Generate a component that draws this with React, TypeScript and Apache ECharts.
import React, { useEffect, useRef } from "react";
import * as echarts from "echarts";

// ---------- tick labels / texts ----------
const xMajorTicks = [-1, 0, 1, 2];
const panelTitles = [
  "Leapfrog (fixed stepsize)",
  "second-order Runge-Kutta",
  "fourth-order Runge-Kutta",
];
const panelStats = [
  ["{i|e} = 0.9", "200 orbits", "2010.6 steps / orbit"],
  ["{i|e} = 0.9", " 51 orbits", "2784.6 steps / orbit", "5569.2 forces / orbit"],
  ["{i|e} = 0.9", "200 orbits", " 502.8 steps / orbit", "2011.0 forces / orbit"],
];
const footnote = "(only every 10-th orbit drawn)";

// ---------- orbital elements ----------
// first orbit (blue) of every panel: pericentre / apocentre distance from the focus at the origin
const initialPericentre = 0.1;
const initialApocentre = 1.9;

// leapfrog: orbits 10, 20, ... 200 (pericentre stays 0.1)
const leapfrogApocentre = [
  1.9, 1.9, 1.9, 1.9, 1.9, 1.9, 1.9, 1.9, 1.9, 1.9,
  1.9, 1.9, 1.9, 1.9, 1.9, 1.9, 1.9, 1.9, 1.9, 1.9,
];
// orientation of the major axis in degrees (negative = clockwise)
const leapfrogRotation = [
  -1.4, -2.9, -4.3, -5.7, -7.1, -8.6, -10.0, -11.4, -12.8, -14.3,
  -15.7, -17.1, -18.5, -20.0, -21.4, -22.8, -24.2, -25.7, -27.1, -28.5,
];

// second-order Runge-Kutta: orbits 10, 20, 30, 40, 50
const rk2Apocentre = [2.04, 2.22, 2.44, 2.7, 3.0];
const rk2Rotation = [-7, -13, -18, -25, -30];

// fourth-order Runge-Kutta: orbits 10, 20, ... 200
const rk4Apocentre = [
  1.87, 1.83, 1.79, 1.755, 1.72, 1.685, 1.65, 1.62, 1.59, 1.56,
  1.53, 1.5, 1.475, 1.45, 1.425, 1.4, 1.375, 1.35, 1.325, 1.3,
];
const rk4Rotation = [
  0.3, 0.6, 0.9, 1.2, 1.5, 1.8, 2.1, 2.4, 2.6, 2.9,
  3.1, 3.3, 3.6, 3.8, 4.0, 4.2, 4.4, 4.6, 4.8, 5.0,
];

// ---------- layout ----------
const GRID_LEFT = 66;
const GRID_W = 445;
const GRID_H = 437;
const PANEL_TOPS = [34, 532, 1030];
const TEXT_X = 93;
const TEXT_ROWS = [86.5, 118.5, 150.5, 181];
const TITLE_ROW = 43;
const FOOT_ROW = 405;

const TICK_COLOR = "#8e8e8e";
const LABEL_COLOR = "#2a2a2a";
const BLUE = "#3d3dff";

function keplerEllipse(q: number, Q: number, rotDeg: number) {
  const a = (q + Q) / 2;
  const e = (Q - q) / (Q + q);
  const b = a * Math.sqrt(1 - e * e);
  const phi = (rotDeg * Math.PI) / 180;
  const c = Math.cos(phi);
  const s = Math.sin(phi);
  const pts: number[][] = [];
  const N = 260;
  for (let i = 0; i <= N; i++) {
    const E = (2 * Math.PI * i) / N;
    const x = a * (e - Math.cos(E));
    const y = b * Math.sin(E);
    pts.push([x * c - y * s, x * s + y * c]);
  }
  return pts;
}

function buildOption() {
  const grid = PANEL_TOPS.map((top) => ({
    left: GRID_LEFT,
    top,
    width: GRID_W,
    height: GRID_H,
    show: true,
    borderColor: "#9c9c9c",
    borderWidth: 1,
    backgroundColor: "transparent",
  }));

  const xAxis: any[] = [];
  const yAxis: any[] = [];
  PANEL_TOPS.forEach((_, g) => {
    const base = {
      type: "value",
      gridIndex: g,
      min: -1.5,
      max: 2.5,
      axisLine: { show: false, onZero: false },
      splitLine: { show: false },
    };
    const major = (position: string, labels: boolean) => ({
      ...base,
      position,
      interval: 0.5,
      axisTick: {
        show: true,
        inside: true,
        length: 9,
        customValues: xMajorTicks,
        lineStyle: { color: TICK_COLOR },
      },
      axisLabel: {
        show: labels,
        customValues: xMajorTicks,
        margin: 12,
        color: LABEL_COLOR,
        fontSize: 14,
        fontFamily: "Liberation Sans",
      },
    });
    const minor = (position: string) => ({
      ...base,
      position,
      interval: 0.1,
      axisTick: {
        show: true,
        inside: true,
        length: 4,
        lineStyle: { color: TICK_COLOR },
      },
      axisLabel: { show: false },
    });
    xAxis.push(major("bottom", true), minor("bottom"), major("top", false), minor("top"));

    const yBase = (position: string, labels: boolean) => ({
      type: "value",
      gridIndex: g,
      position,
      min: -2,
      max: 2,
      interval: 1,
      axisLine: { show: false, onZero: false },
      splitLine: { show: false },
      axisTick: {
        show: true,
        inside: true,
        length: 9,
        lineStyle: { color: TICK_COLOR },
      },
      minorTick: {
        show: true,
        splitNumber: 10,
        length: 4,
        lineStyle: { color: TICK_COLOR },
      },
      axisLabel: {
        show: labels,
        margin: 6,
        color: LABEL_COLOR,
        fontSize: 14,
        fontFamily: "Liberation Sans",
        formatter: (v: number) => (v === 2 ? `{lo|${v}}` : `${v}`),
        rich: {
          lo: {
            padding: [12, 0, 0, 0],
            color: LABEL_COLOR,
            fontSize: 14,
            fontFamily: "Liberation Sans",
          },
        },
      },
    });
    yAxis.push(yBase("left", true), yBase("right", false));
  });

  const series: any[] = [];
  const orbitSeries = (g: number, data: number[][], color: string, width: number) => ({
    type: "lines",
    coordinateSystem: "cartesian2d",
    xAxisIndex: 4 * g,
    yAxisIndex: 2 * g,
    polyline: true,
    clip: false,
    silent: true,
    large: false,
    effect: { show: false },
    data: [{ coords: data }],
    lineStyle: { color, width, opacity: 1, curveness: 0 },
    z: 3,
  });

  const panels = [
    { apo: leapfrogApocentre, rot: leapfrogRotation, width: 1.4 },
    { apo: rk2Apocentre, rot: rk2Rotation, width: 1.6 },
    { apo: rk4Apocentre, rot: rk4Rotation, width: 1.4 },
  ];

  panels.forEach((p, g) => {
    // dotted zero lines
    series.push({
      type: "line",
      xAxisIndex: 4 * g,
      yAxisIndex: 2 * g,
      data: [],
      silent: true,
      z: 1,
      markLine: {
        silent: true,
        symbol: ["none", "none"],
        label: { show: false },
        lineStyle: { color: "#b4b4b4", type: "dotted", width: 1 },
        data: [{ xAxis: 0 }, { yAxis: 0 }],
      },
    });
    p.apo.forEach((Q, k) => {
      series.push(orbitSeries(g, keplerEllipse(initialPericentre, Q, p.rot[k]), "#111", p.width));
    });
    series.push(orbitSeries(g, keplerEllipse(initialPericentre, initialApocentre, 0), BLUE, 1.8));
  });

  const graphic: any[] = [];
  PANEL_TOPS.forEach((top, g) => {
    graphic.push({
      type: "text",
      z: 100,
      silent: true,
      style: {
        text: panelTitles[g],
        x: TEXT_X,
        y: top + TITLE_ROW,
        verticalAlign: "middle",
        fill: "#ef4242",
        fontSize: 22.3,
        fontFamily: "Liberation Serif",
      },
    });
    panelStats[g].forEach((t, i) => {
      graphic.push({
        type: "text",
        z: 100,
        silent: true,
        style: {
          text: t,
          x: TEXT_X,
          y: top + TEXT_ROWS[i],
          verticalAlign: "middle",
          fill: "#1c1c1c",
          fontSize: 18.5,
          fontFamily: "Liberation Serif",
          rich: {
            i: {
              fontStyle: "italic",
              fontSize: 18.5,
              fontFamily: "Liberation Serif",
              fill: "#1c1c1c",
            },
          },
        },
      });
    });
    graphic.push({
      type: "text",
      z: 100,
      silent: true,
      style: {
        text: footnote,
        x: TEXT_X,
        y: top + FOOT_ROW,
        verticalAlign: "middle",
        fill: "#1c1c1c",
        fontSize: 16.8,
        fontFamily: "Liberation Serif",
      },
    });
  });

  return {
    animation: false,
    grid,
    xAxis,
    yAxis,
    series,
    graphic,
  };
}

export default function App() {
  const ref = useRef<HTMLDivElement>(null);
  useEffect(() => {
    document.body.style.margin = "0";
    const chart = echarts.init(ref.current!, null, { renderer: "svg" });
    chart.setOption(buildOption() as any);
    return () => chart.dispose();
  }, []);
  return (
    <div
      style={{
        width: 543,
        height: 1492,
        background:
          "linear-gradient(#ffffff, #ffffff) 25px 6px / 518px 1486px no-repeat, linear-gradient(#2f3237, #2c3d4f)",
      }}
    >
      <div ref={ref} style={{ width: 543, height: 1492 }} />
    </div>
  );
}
= = =
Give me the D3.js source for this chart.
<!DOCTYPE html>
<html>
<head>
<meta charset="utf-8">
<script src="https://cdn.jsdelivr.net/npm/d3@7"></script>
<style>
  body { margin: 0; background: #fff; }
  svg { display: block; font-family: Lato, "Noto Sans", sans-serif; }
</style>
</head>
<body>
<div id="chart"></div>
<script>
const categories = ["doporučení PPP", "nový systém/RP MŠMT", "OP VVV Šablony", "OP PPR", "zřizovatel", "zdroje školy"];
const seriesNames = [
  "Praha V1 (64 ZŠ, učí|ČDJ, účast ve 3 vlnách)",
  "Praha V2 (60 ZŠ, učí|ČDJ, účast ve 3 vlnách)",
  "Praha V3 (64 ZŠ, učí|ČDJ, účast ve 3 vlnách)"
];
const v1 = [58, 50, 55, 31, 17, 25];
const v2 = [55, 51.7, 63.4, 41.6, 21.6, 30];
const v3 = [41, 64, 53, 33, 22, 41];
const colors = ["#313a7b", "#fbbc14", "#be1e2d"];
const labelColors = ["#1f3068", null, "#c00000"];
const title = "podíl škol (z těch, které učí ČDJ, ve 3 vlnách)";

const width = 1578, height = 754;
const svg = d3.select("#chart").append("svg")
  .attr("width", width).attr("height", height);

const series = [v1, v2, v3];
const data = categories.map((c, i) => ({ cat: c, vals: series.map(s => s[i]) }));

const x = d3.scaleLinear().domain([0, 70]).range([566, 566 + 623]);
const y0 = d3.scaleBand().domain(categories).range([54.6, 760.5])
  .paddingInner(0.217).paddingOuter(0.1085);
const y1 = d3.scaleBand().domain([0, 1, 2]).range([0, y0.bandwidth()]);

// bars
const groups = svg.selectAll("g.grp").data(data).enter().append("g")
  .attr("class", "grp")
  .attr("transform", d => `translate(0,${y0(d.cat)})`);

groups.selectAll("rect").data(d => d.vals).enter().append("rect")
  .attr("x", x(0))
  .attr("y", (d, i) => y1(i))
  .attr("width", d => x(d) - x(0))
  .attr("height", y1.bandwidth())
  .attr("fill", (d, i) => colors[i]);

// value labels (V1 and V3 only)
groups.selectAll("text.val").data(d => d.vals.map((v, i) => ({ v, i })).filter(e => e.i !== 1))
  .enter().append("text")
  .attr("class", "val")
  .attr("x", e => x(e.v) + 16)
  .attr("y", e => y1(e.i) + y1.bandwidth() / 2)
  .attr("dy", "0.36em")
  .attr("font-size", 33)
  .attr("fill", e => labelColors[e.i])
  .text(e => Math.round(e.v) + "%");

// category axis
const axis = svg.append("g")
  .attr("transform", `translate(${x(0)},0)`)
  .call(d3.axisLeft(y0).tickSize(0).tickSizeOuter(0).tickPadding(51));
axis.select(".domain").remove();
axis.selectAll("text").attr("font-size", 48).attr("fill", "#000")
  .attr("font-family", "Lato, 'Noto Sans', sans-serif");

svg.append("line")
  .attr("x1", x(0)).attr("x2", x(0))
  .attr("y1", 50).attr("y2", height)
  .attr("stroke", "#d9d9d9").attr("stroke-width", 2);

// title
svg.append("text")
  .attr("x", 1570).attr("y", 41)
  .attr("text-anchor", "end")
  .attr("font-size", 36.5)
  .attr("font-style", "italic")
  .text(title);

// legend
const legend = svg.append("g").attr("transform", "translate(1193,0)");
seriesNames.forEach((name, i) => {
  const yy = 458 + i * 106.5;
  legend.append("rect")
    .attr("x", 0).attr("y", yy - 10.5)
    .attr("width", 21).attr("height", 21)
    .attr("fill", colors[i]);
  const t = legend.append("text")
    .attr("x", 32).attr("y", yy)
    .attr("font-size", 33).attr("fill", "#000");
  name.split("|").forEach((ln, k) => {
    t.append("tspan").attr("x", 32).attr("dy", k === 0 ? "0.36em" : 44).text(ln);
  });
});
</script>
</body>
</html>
= = =
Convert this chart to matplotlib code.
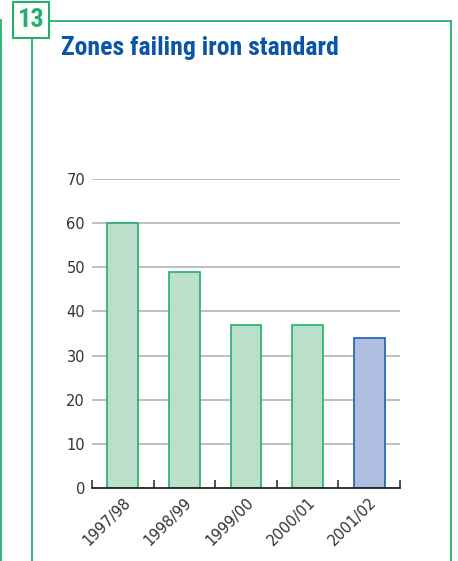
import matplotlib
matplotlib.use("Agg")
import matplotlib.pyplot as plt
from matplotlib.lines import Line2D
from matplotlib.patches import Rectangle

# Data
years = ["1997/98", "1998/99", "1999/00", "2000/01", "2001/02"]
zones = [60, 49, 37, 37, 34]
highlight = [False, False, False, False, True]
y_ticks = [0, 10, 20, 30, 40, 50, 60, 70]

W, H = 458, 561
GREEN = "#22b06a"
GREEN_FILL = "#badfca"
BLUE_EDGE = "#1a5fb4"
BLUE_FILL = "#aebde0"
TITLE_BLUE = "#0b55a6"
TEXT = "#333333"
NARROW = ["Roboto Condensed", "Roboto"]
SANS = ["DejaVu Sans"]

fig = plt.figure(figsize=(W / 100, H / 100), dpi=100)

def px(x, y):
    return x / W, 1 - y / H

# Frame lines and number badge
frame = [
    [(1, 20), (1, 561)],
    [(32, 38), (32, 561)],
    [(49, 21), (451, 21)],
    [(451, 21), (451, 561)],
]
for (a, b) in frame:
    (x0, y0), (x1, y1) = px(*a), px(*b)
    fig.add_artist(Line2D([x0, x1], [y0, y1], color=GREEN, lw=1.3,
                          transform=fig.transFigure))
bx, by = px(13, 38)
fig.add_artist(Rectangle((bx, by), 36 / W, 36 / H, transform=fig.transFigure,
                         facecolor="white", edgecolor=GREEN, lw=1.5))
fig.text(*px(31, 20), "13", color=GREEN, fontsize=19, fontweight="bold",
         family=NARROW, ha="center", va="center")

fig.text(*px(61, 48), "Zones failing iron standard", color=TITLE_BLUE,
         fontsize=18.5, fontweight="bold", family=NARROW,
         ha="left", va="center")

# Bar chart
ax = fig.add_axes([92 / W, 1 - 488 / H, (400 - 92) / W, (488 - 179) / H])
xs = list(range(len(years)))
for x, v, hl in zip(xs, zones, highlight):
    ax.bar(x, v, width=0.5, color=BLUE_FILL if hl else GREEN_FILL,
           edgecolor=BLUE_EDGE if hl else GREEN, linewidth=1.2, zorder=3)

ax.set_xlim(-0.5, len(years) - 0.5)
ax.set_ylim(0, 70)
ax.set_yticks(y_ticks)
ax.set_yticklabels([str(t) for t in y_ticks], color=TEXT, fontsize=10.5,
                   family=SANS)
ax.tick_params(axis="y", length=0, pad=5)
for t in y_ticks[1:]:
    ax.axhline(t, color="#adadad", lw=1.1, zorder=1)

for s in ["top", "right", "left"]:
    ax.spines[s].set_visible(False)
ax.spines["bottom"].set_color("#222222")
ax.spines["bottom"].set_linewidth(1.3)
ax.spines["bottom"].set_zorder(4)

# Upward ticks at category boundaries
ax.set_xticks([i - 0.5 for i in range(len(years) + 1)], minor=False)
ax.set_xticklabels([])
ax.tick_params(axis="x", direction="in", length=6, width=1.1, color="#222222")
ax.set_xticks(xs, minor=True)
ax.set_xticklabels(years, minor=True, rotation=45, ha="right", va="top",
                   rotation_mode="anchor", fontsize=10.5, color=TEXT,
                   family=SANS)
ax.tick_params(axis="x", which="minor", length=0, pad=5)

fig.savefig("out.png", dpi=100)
= = =
**Set problem**
Using the entries above, find all lines with "React". Copy them.

**Task output**
Generate a component that draws this with React, TypeScript and Apache ECharts.
import React, { useEffect, useRef } from "react";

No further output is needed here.